Más o menos así definía Ramón Piñango, en un tuit del 27 de diciembre, lo que sucedía en la Asamblea Nacional y en las calles de todo el país. Golpes parlamentarios para garantizar el continuismo cada día más totalitario del régimen y descalabros muy penosos en supermercados y farmacias. Imagen categórica de un proceso degenerativo que ha venido destruyendo sistemáticamente a Venezuela a lo largo de estos últimos 15 años, hasta colocarla en su muy difícil situación actual, que a todas luces, inexorablemente, se le escapa de las manos a un Nicolás Maduro tan desconcertado que ni siquiera logró hacerse escuchar en Pekín.

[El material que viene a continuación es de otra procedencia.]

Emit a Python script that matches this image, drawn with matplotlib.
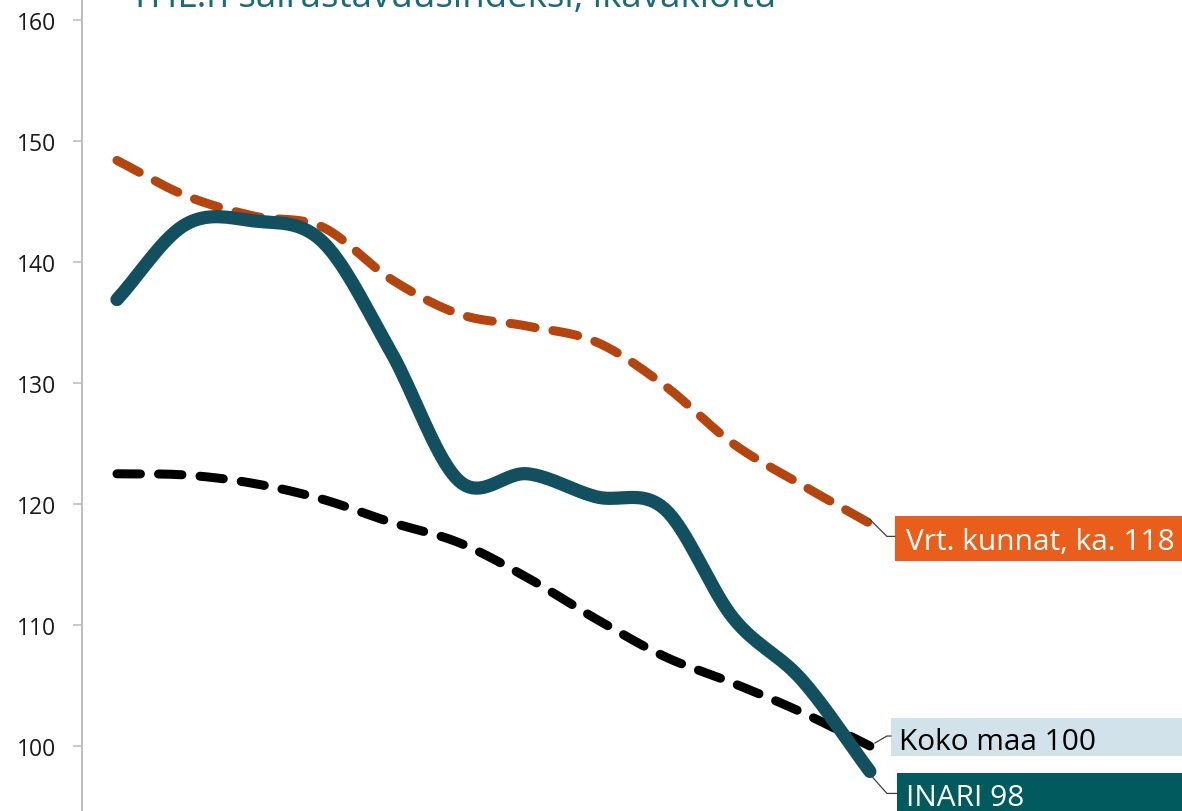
import numpy as np
import matplotlib.pyplot as plt
from matplotlib.patches import Rectangle
from matplotlib.lines import Line2D
from matplotlib.transforms import IdentityTransform

plt.rcParams['font.family'] = ['Open Sans', 'DejaVu Sans']

# THL:n sairastavuusindeksi, ikävakioitu (12 vuotta)
years = np.arange(12)
inari = [136.9, 143.1, 143.4, 141.7, 132.6, 121.9, 122.5, 120.6, 119.6, 110.6, 105.5, 97.9]
vrt_kunnat = [148.4, 145.5, 143.8, 142.9, 138.6, 135.7, 134.7, 133.4, 129.8, 125.0, 121.6, 118.4]
koko_maa = [122.5, 122.4, 121.7, 120.4, 118.5, 116.8, 113.9, 110.5, 107.4, 105.2, 102.8, 100.0]

labels = ['Vrt. kunnat, ka. 118', 'Koko maa 100', 'INARI 98']
title = 'THL:n sairastavuusindeksi, ikävakioitu'

c_inari = '#12505f'
c_vrt = '#b5450f'
c_koko = '#000000'


def smooth(x, y, n=20):
    # Excel-tyylinen pehmennetty viiva (Catmull-Rom)
    x = np.asarray(x, float)
    y = np.asarray(y, float)
    px = np.concatenate([[2 * x[0] - x[1]], x, [2 * x[-1] - x[-2]]])
    py = np.concatenate([[2 * y[0] - y[1]], y, [2 * y[-1] - y[-2]]])
    xs, ys = [], []
    t = np.linspace(0, 1, n, endpoint=False)
    for i in range(1, len(px) - 2):
        for p, out in ((px, xs), (py, ys)):
            p0, p1, p2, p3 = p[i - 1], p[i], p[i + 1], p[i + 2]
            out.extend(0.5 * (2 * p1 + (-p0 + p2) * t
                              + (2 * p0 - 5 * p1 + 4 * p2 - p3) * t ** 2
                              + (-p0 + 3 * p1 - 3 * p2 + p3) * t ** 3))
    xs.append(x[-1])
    ys.append(y[-1])
    return np.array(xs), np.array(ys)


fig = plt.figure(figsize=(11.82, 8.12), dpi=100)
ax = fig.add_axes([82 / 1182, 0, 1100 / 1182, 1])

sx, sy = smooth(years, koko_maa)
ax.plot(sx, sy, color=c_koko, lw=6.5, dashes=(2.6, 2.0), dash_capstyle='round', zorder=2)
sx, sy = smooth(years, vrt_kunnat)
ax.plot(sx, sy, color=c_vrt, lw=6.5, dashes=(2.8, 2.0), dash_capstyle='round', zorder=3)
sx, sy = smooth(years, inari)
ax.plot(sx, sy, color=c_inari, lw=9.5, solid_capstyle='round', zorder=4)

ax.set_xlim(-0.511, 15.56)
ax.set_ylim(94.63, 161.74)
ax.set_yticks(range(100, 161, 10))
ax.set_xticks([])
for s in ['top', 'right', 'bottom']:
    ax.spines[s].set_visible(False)
ax.spines['left'].set_color('#bfbfbf')
ax.spines['left'].set_linewidth(1.5)
ax.tick_params(axis='y', length=6.5, width=1.2, color='#bfbfbf', labelsize=16.5,
               labelcolor='#1a1a1a', pad=12)

# nimilaatikot viivojen päissä (siirrot pikseleinä viivan päästä, y alaspäin)
# (tekstin x, perusviiva, laatikon x, laatikon ylä, laatikon ala, yhdysviiva)
boxes = [
    (vrt_kunnat[-1], '#e95e1b', 'white', 36, 26, 25, -7, 38, [(0, -4), (17, 13), (25, 13)]),
    (koko_maa[-1], '#d2e2ea', 'black', 29, 3, 21, -28, 10, [(5, -3), (17, -10), (21, -10)]),
    (inari[-1], '#005a5e', 'white', 36, 34, 27, 2, 50, [(2, 5), (17, 22), (27, 22)]),
]
W = fig.bbox.width
for lab, (yv, bg, fg, tx, base, bx, btop, bbot, conn) in zip(labels, boxes):
    ex, ey = ax.transData.transform((years[-1], yv))
    fig.add_artist(Rectangle((ex + bx, ey - bbot), W - ex - bx, bbot - btop,
                             transform=IdentityTransform(), fc=bg, ec='none', zorder=5))
    fig.add_artist(Line2D([ex + dx for dx, dy in conn], [ey - dy for dx, dy in conn],
                          transform=IdentityTransform(), color='#404040', lw=0.9, zorder=5))
    fig.text(ex + tx, ey - base, lab, transform=IdentityTransform(), fontsize=21.5,
             color=fg, ha='left', va='baseline', zorder=6)

fig.text(130 / 1182, 1 - 7 / 812, title, fontsize=26.5, color='#1b6a7a',
         ha='left', va='baseline')

fig.savefig('out.png', dpi=100)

Por supuesto, el primero de los golpes chavistas ocurrió el 4 de febrero de 1992, fecha de la frustrada intentona de Hugo Chávez contra el sistema democrático, todo lo deficiente y agotado que se quisiera entonces, pero proceso democrático al fin y al cabo, con sus mecanismos de rehabilitación intactos. Golpe que ha continuado en su labor devastadora hasta este fin de año, cuando a partir del 22 de diciembre el chavismo se apoderó en la AN, una vez más y sin contratiempo alguno, de todos los poderes públicos, comenzando por el mal llamado Poder Moral.
Después le tocó su turno al CNE, estructura esencial del continuismo, para dejar bien instaladas en su sitio nada más y nada menos que a Tibisay Lucena y a Sandra Oblitas. Un acto en que solo se sustituyó al supuesto representante de la “alternativa democrática”, Vicente Díaz, en verdad instrumento invalorable del régimen para poder jugar a su antojo con la voluntad de los electores, como aspiran a seguir haciendo con su sucesor en el directorio.

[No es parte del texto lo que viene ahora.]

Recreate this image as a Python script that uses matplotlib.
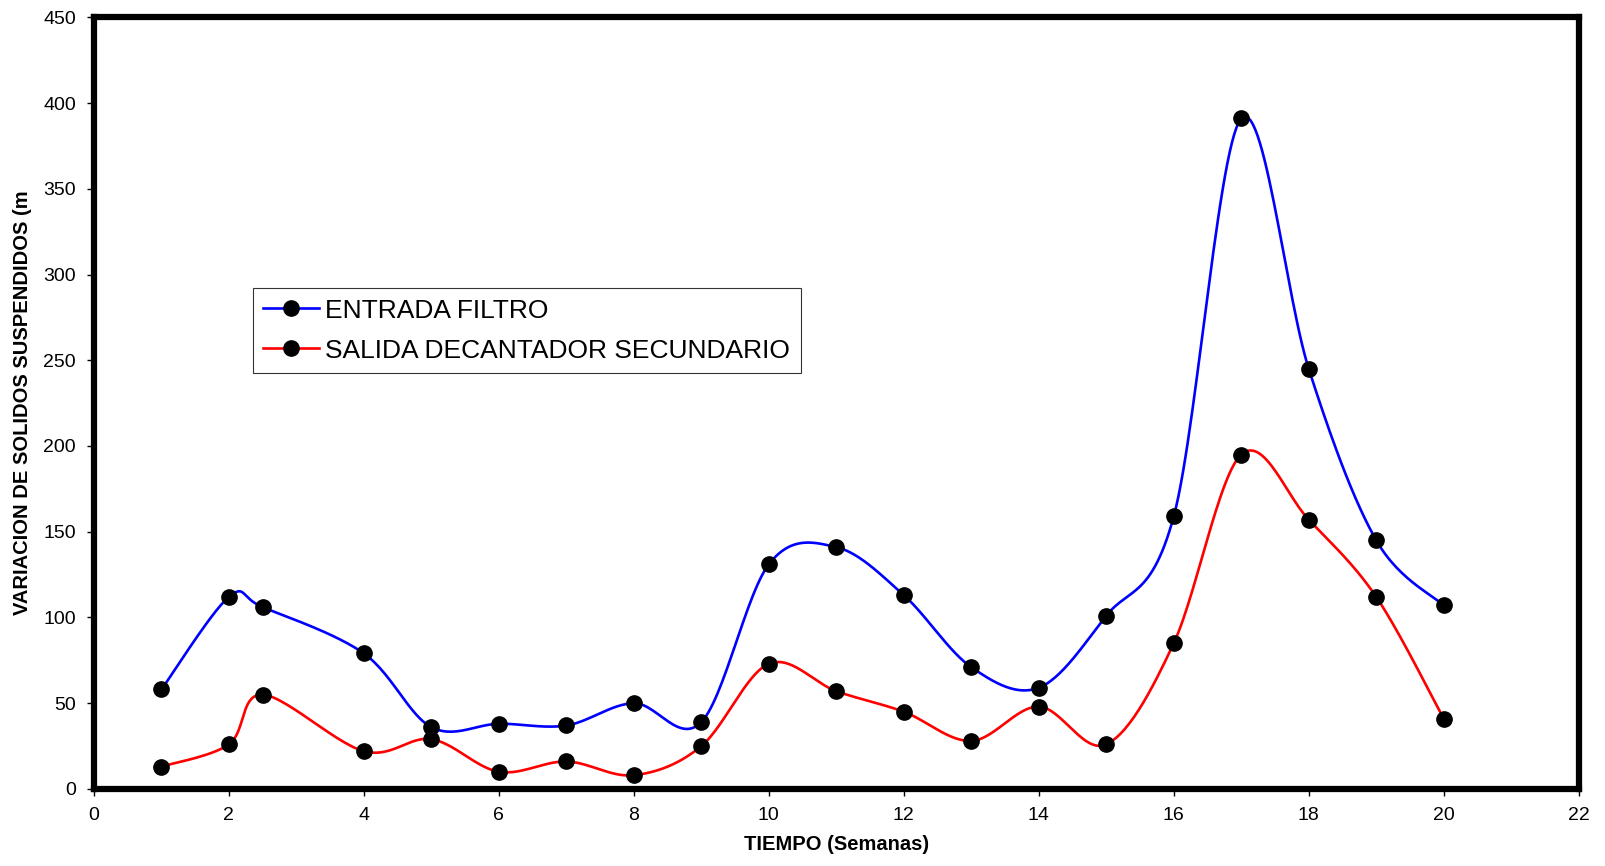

El último episodio de esta obscena seguidilla de trancazos inconstitucionales se produjo con la selección de los nuevos 12 magistrados del Tribunal Supremo de Justicia. Decisión como las otras perfectamente previsible desde siempre, gracias a la sinrazón de gestos como el infeliz disimulo de Edgar Zambrano, quien, estando presente en la AN a la hora de la votación, hizo que su suplente, que no estaba incorporado, cargara con la vergüenza de darle su voto a representantes del chavismo menos democrático. Como si con esa infantil argucia pudiera ocultar su enmascarada colaboración con el régimen, a cambio de unos pocos espacios de interés personal y beneficios materiales.
No obstante, el régimen no ha podido encubrir dentro ni fuera del país su bancarrota material y espiritual. El rechazo chino basta para medir la magnitud de ese desastre. En estos 15 años los gobernantes chavistas han realizado el milagro de hacer desaparecer millardos y billones de dólares sin rendirle cuentas a nadie, le han abierto de par en par las puertas del país a la hiperinflación, el desabastecimiento y la inseguridad, y han transformado estos días, que en todo el mundo son de alegría y desenfado, en un elogio masivo a la locura oficial y la miseria de la población.
Los tumultos y las riñas que a diario estallan en comercios y farmacias apenas son los signos más visibles de la indignante humillación que sufren los ciudadanos de todas las tendencias y reducen a Venezuela, nación que cada día lo es menos a pesar de que hasta hace muy poco era el espejo en que trataban de mirarse otros pueblos menos afortunados de la región, a un simple poblado bajo amenaza de colapso como casi segura opción presente y como preludio del abismo al que nos aproximamos ominosamente, sin que haya ya puertas que se les abran a nuestros gobernantes en ningún rincón del planeta y a la vista de golpes tras golpes tras golpes que nos condenan, sin remedio, a enfrentarnos al nuevo año con la certeza abrumadora de que solo podemos esperar lo peor.